_Given entries_:
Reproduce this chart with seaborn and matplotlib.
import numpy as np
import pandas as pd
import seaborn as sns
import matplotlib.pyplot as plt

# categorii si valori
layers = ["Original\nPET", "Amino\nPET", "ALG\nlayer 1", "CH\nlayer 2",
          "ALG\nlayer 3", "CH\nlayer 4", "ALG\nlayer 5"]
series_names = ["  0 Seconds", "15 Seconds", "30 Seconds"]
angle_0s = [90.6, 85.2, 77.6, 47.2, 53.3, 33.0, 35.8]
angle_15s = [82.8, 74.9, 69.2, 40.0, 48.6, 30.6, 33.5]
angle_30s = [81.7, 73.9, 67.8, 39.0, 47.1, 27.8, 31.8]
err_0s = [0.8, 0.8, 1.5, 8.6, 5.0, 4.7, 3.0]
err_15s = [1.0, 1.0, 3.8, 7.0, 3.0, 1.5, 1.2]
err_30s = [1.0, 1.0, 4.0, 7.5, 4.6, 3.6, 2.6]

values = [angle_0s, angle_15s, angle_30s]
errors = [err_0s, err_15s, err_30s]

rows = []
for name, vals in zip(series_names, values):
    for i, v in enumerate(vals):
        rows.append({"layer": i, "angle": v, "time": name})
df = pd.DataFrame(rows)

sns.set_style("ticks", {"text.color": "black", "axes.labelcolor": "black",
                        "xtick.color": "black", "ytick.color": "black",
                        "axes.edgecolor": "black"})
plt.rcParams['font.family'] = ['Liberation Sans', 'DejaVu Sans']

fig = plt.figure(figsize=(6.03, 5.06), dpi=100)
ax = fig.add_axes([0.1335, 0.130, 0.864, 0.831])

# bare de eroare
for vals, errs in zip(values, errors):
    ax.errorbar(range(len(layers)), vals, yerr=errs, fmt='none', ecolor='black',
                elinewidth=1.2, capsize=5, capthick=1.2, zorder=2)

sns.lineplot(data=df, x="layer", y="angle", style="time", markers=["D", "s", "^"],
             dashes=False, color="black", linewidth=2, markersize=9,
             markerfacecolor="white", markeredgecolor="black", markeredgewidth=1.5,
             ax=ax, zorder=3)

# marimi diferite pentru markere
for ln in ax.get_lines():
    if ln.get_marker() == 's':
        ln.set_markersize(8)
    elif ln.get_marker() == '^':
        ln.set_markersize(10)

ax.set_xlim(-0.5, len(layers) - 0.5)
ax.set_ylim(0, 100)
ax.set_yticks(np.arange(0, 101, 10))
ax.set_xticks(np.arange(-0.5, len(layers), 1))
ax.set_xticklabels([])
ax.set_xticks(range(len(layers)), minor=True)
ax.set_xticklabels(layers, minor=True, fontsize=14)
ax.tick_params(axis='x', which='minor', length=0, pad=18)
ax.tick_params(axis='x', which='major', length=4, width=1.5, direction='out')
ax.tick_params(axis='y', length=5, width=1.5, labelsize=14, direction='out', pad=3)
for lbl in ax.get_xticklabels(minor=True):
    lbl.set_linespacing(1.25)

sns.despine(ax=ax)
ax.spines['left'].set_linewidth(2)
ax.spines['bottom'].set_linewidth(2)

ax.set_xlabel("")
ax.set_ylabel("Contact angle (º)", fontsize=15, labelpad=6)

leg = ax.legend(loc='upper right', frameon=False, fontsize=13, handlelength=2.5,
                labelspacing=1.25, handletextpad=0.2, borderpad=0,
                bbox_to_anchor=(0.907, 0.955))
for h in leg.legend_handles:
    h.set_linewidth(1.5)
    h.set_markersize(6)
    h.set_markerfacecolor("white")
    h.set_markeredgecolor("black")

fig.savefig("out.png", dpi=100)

* * *

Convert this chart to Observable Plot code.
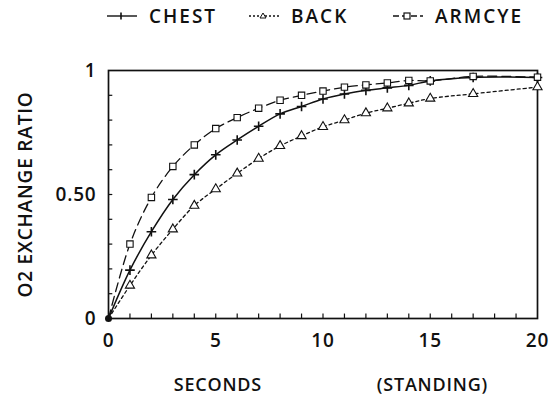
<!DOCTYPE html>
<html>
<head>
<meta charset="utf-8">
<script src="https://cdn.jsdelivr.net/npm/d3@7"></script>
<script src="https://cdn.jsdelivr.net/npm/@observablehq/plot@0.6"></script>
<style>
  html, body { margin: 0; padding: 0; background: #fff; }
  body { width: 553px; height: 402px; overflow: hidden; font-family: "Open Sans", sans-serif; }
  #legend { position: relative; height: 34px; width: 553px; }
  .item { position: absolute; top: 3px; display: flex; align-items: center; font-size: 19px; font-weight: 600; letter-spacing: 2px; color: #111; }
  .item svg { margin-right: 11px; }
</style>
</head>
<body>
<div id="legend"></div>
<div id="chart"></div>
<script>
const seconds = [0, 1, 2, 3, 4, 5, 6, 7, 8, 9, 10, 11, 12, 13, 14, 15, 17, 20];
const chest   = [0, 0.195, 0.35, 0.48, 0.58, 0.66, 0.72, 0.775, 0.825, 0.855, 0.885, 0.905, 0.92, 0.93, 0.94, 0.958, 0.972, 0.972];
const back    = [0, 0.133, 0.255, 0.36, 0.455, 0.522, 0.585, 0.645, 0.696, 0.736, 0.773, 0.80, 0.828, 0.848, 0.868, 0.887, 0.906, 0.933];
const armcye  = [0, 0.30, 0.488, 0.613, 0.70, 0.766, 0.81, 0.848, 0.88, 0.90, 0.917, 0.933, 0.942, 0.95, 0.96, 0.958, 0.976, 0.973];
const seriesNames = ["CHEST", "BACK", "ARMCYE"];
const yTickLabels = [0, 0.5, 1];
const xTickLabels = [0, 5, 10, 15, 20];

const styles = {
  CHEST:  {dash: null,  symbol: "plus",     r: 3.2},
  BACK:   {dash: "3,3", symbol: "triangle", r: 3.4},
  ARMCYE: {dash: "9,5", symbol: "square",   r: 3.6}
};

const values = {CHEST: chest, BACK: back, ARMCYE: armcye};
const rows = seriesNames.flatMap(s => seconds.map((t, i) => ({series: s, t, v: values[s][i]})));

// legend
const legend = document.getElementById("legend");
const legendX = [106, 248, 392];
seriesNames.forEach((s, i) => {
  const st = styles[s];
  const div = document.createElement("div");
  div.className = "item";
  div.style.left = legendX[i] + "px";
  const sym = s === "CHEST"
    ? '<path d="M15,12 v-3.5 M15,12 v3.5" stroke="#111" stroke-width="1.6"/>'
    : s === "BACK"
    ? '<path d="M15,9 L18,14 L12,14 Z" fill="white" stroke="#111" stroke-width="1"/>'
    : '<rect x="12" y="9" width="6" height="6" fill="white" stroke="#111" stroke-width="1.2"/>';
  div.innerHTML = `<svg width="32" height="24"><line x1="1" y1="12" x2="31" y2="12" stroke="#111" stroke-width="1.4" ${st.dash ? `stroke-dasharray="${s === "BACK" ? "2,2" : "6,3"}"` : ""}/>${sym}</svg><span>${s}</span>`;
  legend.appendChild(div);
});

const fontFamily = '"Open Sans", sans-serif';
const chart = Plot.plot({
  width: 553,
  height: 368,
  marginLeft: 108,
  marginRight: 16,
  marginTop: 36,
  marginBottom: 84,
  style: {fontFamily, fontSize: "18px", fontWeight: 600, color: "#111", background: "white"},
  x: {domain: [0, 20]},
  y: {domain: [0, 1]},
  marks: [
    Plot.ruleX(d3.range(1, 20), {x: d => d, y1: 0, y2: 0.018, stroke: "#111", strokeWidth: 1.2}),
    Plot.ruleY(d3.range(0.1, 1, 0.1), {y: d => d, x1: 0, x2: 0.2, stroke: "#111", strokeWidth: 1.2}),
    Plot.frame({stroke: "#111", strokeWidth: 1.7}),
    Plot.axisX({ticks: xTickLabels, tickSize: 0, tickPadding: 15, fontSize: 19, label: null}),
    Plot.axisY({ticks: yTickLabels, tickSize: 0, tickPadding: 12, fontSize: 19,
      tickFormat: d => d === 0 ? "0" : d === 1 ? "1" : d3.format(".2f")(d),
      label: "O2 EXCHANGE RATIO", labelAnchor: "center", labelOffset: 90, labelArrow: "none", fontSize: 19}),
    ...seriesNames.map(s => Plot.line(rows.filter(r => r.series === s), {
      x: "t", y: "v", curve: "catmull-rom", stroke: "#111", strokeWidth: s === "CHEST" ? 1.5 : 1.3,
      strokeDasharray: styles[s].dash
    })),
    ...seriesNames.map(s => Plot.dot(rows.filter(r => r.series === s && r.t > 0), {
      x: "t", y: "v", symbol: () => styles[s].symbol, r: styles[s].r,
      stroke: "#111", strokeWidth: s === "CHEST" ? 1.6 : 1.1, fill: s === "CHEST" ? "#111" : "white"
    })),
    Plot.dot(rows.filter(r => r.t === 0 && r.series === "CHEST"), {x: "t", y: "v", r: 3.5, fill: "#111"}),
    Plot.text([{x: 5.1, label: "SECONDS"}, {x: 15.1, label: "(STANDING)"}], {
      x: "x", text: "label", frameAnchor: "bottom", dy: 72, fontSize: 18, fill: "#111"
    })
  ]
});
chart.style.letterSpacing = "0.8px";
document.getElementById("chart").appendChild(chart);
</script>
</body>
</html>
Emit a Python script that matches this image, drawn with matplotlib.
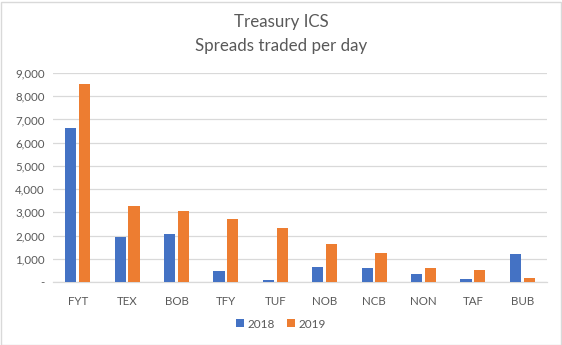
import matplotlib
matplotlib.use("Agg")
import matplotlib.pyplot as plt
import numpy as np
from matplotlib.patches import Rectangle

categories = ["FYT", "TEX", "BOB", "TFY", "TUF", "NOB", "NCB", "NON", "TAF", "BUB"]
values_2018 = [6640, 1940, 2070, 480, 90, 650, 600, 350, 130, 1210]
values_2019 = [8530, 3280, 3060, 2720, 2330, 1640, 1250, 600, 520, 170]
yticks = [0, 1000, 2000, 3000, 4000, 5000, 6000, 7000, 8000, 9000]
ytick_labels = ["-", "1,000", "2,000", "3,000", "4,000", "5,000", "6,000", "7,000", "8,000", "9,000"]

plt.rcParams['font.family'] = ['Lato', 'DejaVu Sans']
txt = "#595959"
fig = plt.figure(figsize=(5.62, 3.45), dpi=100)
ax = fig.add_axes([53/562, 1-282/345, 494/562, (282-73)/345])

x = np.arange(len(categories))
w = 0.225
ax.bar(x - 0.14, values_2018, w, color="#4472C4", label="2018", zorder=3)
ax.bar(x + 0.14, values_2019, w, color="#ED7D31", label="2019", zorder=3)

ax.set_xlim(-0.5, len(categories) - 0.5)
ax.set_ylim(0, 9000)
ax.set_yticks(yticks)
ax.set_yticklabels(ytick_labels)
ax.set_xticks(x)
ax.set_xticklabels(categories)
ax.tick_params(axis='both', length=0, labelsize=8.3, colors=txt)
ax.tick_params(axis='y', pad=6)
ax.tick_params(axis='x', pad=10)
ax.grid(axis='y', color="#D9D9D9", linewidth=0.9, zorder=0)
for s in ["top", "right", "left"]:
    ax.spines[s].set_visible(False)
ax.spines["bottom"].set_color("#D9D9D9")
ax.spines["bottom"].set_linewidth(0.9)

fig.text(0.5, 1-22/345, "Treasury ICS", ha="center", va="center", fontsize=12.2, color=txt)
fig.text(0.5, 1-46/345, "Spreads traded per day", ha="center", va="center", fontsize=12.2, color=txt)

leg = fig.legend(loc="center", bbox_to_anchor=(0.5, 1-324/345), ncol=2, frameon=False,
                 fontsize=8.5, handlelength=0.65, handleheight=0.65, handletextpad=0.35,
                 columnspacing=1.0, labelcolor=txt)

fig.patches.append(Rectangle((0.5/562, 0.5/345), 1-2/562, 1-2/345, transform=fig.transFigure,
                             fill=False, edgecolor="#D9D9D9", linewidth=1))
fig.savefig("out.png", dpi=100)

_Given task_: Using the entries above, write out exactly the lines from the one with "Emit a Python" through the one with "from matplotlib.patches import Rectangle", ends included. Leave out any pictures.

_Worked answer_:
Emit a Python script that matches this image, drawn with matplotlib.
import matplotlib
matplotlib.use("Agg")
import matplotlib.pyplot as plt
import numpy as np
from matplotlib.patches import Rectangle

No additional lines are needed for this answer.